You’ll be pleased to hear that my 2008 resolution is going well, and I have been steadily gathering a whole boatload of information about my most-favorite of subjects: WINE.

For my first recommendation, I’d like to present a very moderately-priced ($10 here in Philly) red wine from France.

Chateau La Grange de Grenet, 2005 Bordeaux, 12.5 % Alc./Vol., 750 ml

For such an inexpensive wine, this one is a real treasure. Dark cherry color, bouquet hints of cherry, raspberry and plum. Well balanced. Good acidity, light clean finish with a subtle aftertaste of oak and ripe berries. All-in-all, a very lovely, highly drinkable wine. AND CHEAP.

Highly recommended!

A-

My 2008 wine challenge

As some of you know, I like wine, a lot. I like drinking it. I like sampling it. I like buying it. I like stockpiling it for the future. All-in-all, I am one wine-loving gal.
So last year when we did our shoestring-budget kitchen remodel, one of the things my husband surprised me with was a small 12-bottle Haier wine cellar. It looks super fancy, but really is just a freestanding dorm fridge with glass door and inner wine rack. I love the thing, but frankly it does the worst job – if any at all – of either chilling or refrigerating the wine. It looks a lot like this one:

haier

Only a lot less high-tech. No do-hickies on the top to regulate the temperature. Instead it has a turn-knob on the back that has two labeled settings, “white” and “red” with gradations in between. Turn it to red, and I think the thing goes off completely. Turn it to white, it gets just cool enough to tease. A bare whisper of cool. but enough to keep you from throwing the thing in the trash, especially since it wasn’t THAT cheap, and it looks so good in the kitchen. I guess what I am getting at is the thing is just a glorified wine rack, we store our bottles in it and they look so pretty and tempting, but if I am going to be drinking white wine, I have to remember to put it into the REAL fridge. I like my white wine chilled – actually COLD – and anytime I forget to put it into the REAL fridge for a cool-down (and have to pull it directly out of the Haier), I have to drink it with ice cubes in it. It makes me feel slightly less classy. Long story short – if you are going to invest in one of these Haier wine fridges, make sure it works. REALLY works.

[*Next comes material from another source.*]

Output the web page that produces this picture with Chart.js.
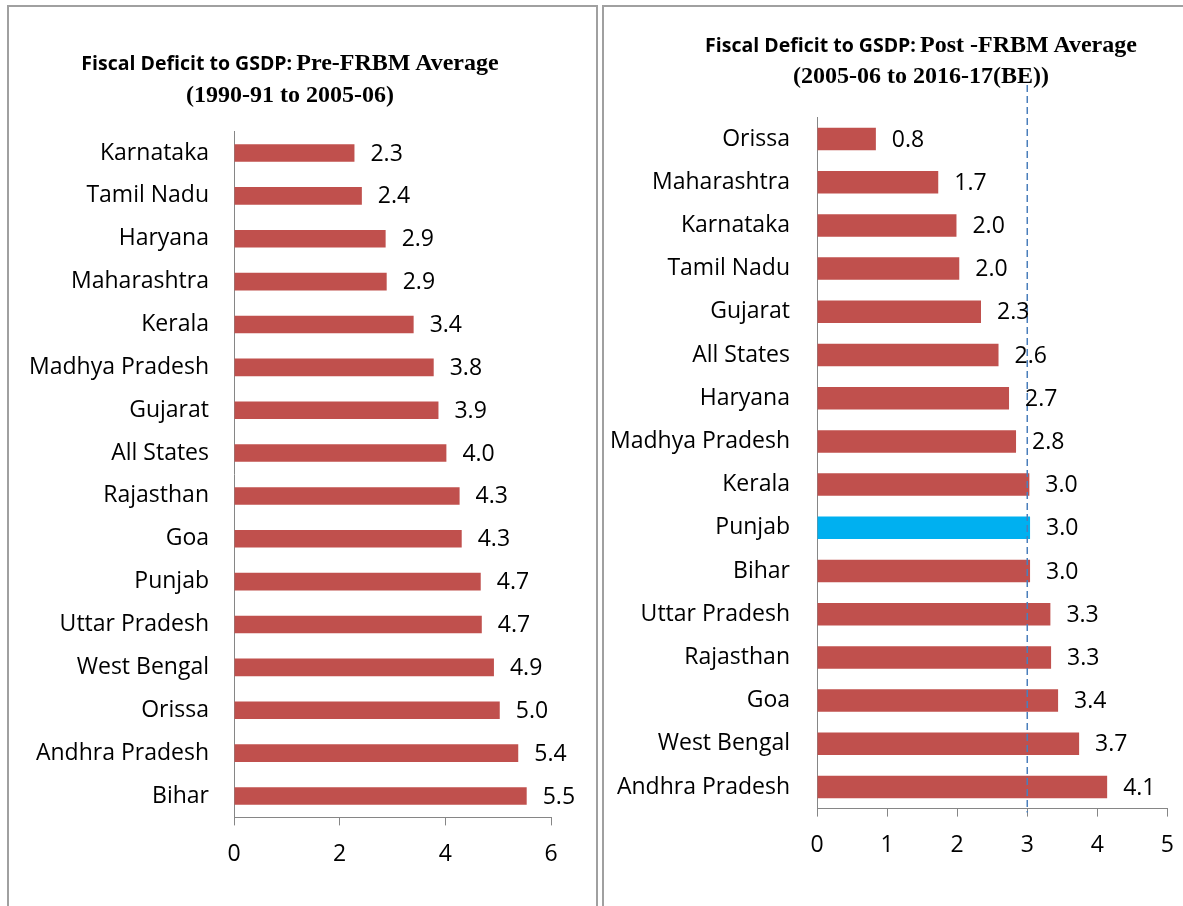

One of my New Year’s resolutions for 2008 is to be more disciplined when it comes to my wine drinking. Less unrefined knock-back swilling this year. And now that the Target Brand Box Riesling is finally gone, I can commit to that. This year, I will be taking a more considered approach to my indulgence. Although my husband and I have made a point over the past couple years of selecting new wines each time we stock up, this year I will go farther. I have set myself a new and worthy goal. This year I will concentrate on moderately priced to dirt-cheap wines ($15 and under), which I have not yet tried (or at least not in my new disciplined manner). I have even begun a **WINE DIARY!** to meticulously document all of my accumulated wine knowledge – all those nuances and bouquets, the fast-forgotten facts one inevitably sheds once the bliss is gone. Never before have I been so enthusiastic about a task. I have done research the past three nights and have been been ASTOUNDED not only by my findings, but by the amount of wine I can drink without feeling guilty! Yes, I know most wine tasters spit out their wine between sips – but NOT ME! I am UP TO THE CHALLENGE.